Let $A\subseteq \{1\ldots n\}$ with $|A|=\alpha n, 0<\alpha\leq1$. Now we start generating random sets $B_i \subseteq \{1\ldots n\}$ with $|B_i|=\beta n$ where $0<\beta\leq\alpha$.
How many $B_i$ do we have to generate, so that there exists a $j: B_j\subseteq A$ with decent probability (constant or overwhelming in $n$).

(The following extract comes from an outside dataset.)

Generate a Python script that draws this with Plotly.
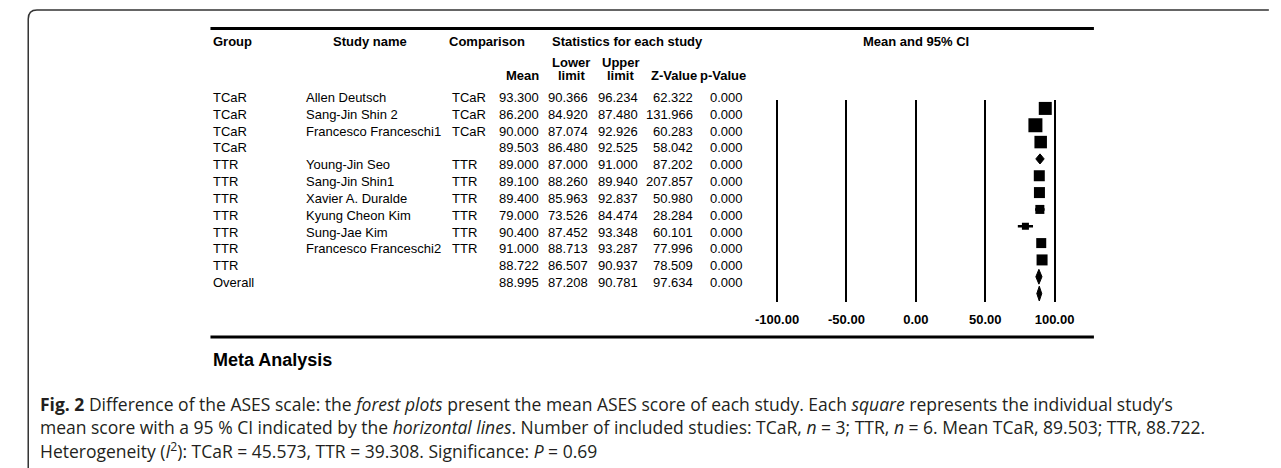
import plotly.graph_objects as go

# ---------------- data ----------------
groups = ["TCaR", "TCaR", "TCaR", "TCaR", "TTR", "TTR", "TTR", "TTR", "TTR", "TTR", "TTR", "Overall"]
studies = ["Allen Deutsch", "Sang-Jin Shin 2", "Francesco Franceschi1", "", "Young-Jin Seo",
           "Sang-Jin Shin1", "Xavier A. Duralde", "Kyung Cheon Kim", "Sung-Jae Kim",
           "Francesco Franceschi2", "", ""]
comparison = ["TCaR", "TCaR", "TCaR", "", "TTR", "TTR", "TTR", "TTR", "TTR", "TTR", "", ""]
mean = [93.300, 86.200, 90.000, 89.503, 89.000, 89.100, 89.400, 79.000, 90.400, 91.000, 88.722, 88.995]
lower = [90.366, 84.920, 87.074, 86.480, 87.000, 88.260, 85.963, 73.526, 87.452, 88.713, 86.507, 87.208]
upper = [96.234, 87.480, 92.926, 92.525, 91.000, 89.940, 92.837, 84.474, 93.348, 93.287, 90.937, 90.781]
z_value = [62.322, 131.966, 60.283, 58.042, 87.202, 207.857, 50.980, 28.284, 60.101, 77.996, 78.509, 97.634]
p_value = [0.000] * 12
summary_rows = [3, 10, 11]

tick_vals = [-100, -50, 0, 50, 100]
tick_labels = ["-100.00", "-50.00", "0.00", "50.00", "100.00"]

caption_lines = [
    "<b>Fig. 2</b> Difference of the ASES scale: the <i>forest plots</i> present the mean ASES score of each study. Each <i>square</i> represents the individual study\u2019s",
    "mean score with a 95 % CI indicated by the <i>horizontal lines</i>. Number of included studies: TCaR, <i>n</i> = 3; TTR, <i>n</i> = 6. Mean TCaR, 89.503; TTR, 88.722.",
    "Heterogeneity (<i>I</i><sup>2</sup>): TCaR = 45.573, TTR = 39.308. Significance: <i>P</i> = 0.69",
]

# ---------------- styles ----------------
W, H = 1281, 468
FONT = "Liberation Sans, Arial, sans-serif"
CAP_FONT = "Open Sans, Noto Sans, sans-serif"
square_px = {0: 13, 1: 14, 2: 12.5, 4: 11, 5: 11, 6: 9, 7: 7, 8: 10, 9: 11}
diamond_half = {3: 0.30, 10: 0.44, 11: 0.44}


def fx(p):
    return p / W


def fy(p):
    return 1 - p / H


n = len(mean)
rows = list(range(n))
study_rows = [k for k in rows if k not in summary_rows]

fig = go.Figure()

# CI lines
lx, ly = [], []
for k in study_rows:
    lx += [lower[k], upper[k], None]
    ly += [k, k, None]
fig.add_trace(go.Scatter(x=lx, y=ly, mode="lines", line=dict(color="black", width=2.5),
                         hoverinfo="skip", cliponaxis=False))

# squares
fig.add_trace(go.Scatter(x=[mean[k] for k in study_rows], y=study_rows, mode="markers",
                         marker=dict(symbol="square", color="black", opacity=1,
                                     size=[square_px[k] for k in study_rows], line=dict(width=0)),
                         cliponaxis=False))

# diamonds
for k in summary_rows:
    h = diamond_half[k]
    fig.add_trace(go.Scatter(x=[lower[k], mean[k], upper[k], mean[k], lower[k]],
                             y=[k, k - h, k, k + h, k], mode="lines", fill="toself",
                             fillcolor="black", line=dict(color="black", width=1),
                             cliponaxis=False))

# table text
ann = []
tf = dict(family=FONT, size=13, color="black")
hf = dict(family=FONT, size=13, color="black", weight="bold")


def row_text(txt, x, k, anchor):
    ann.append(dict(text=txt, x=fx(x), y=k, xref="paper", yref="y", xanchor=anchor,
                    yanchor="middle", showarrow=False, font=tf, yshift=11))


for k in rows:
    row_text(groups[k], 198, k, "left")
    if studies[k]:
        row_text(studies[k], 293, k, "left")
    if comparison[k]:
        row_text(comparison[k], 443, k, "left")
    row_text(f"{mean[k]:.3f}", 537, k, "right")
    row_text(f"{lower[k]:.3f}", 587.5, k, "right")
    row_text(f"{upper[k]:.3f}", 638.5, k, "right")
    row_text(f"{z_value[k]:.3f}", 695.5, k, "right")
    row_text(f"{p_value[k]:.3f}", 747.5, k, "right")


def head(txt, x, y, anchor="center", font=hf):
    ann.append(dict(text=txt, x=fx(x), y=fy(y), xref="paper", yref="paper", xanchor=anchor,
                    yanchor="middle", showarrow=False, font=font))


head("Group", 198, 41.5, "left")
head("Study name", 361, 41.5)
head("Comparison", 481.5, 41.5)
head("Statistics for each study", 626.5, 41.5)
head("Mean and 95% CI", 922.5, 41.5)
head("Lower", 568, 62.5)
head("limit", 568, 76)
head("Upper", 619, 62.5)
head("limit", 619, 76)
head("Mean", 537, 76, "right")
head("Z-Value", 673.5, 76)
head("p-Value", 724, 76)

head("Meta Analysis", 198, 360, "left", dict(family=FONT, size=18, color="black", weight="bold"))

for i, line in enumerate(caption_lines):
    head(line, 20, 404 + 23 * i, "left", dict(family=CAP_FONT, size=17.5, color="#231f20"))

# shapes
shapes = []
for y in (28.5, 337):
    shapes.append(dict(type="line", xref="paper", yref="paper", x0=fx(197), x1=fx(1106),
                       y0=fy(y), y1=fy(y), line=dict(color="black", width=3)))
r = 9
x0, y0 = 9.5, 10
path = (f"M {fx(x0)},{fy(H + 5)} L {fx(x0)},{fy(y0 + r)} "
        f"Q {fx(x0)},{fy(y0)} {fx(x0 + r)},{fy(y0)} L {fx(W + 5)},{fy(y0)}")
shapes.append(dict(type="path", xref="paper", yref="paper", path=path,
                   line=dict(color="#333333", width=1.5)))

x_lo, x_hi = -102, 102
ppu = (1065.5 - 780) / 200.0
cx = 922.75
fig.update_layout(
    width=W, height=H, margin=dict(l=0, r=0, t=0, b=0),
    paper_bgcolor="white", plot_bgcolor="white", showlegend=False,
    annotations=ann, shapes=shapes,
    xaxis=dict(domain=[fx(cx + x_lo * ppu), fx(cx + x_hi * ppu)], range=[x_lo, x_hi],
               tickvals=tick_vals, ticktext=tick_labels, showgrid=True, gridcolor="black",
               gridwidth=2, zeroline=False, showline=False, ticks="outside", ticklen=5,
               tickcolor="rgba(0,0,0,0)", tickfont=dict(family=FONT, size=13, color="black", weight="bold")),
    yaxis=dict(domain=[fy(302), fy(100)], range=[11.5, -0.5], showgrid=False, zeroline=False,
               showticklabels=False, showline=False),
)

fig.write_html("out.html", config={"displayModeBar": False},
               post_script="document.body.style.margin='0';")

It holds that $\Pr[B_i\subseteq A$ for a fixed $i$]=${\binom{\alpha n}{\beta n}}/\binom{n}{\beta n}$. If the probabilities for all $B_i$ would be independent we could make use of the geometric distribution to calculate (or at least bound) the probability that after generating $N$ random $B_i$ there is no $B_i: B_i\subseteq A$. But as soon as the $B_i$ start intersecting the probabilities seem not to be independent anymore. Any help would be appreciated.
Edit:
Ok, I guess my problem is, that I do not understand, if we are facing dependencies or not. So let me give some more details: The set $A$ is unknown, but we get access to an oracle $\mathcal{O}(B_i)$, that for input $B_i\subseteq \{1,...,n\}$ with $ |B_i|=\beta n$ outputs true, if $B_i \subseteq A$ holds and false otherwise. The $B_i$ are generated independently at random and tested sequentially for being a subset. So if the probabilities for all $B_i$ being a subset of $A$ are independent it must especially hold, that $$\Pr[B_2\subseteq A | B_1\not\subseteq A]=\Pr[B_2\subseteq A]$$
But doesn't the probability of $B_2$ being a subset of $A$ conditioned on $B_1$ being not a subset of $A$ depend on the size of the intersection of $B_1$ and $B_2$? So for example if $|B_1\cap B_2|=\beta n \Leftrightarrow B_1=B_2$ than $\Pr[B_2\subseteq A | B_1\not\subseteq A~\wedge~ B_1=B_2]=0$. Or does this just mean that all three events $(B_2\subseteq A, B_1\not\subseteq A, B_1=B_2)$ are not independent, but $B_2\subseteq A$ and $B_1\not\subseteq A$ can still be independent? If so, can we give a formal proof, that these events are indeed independent?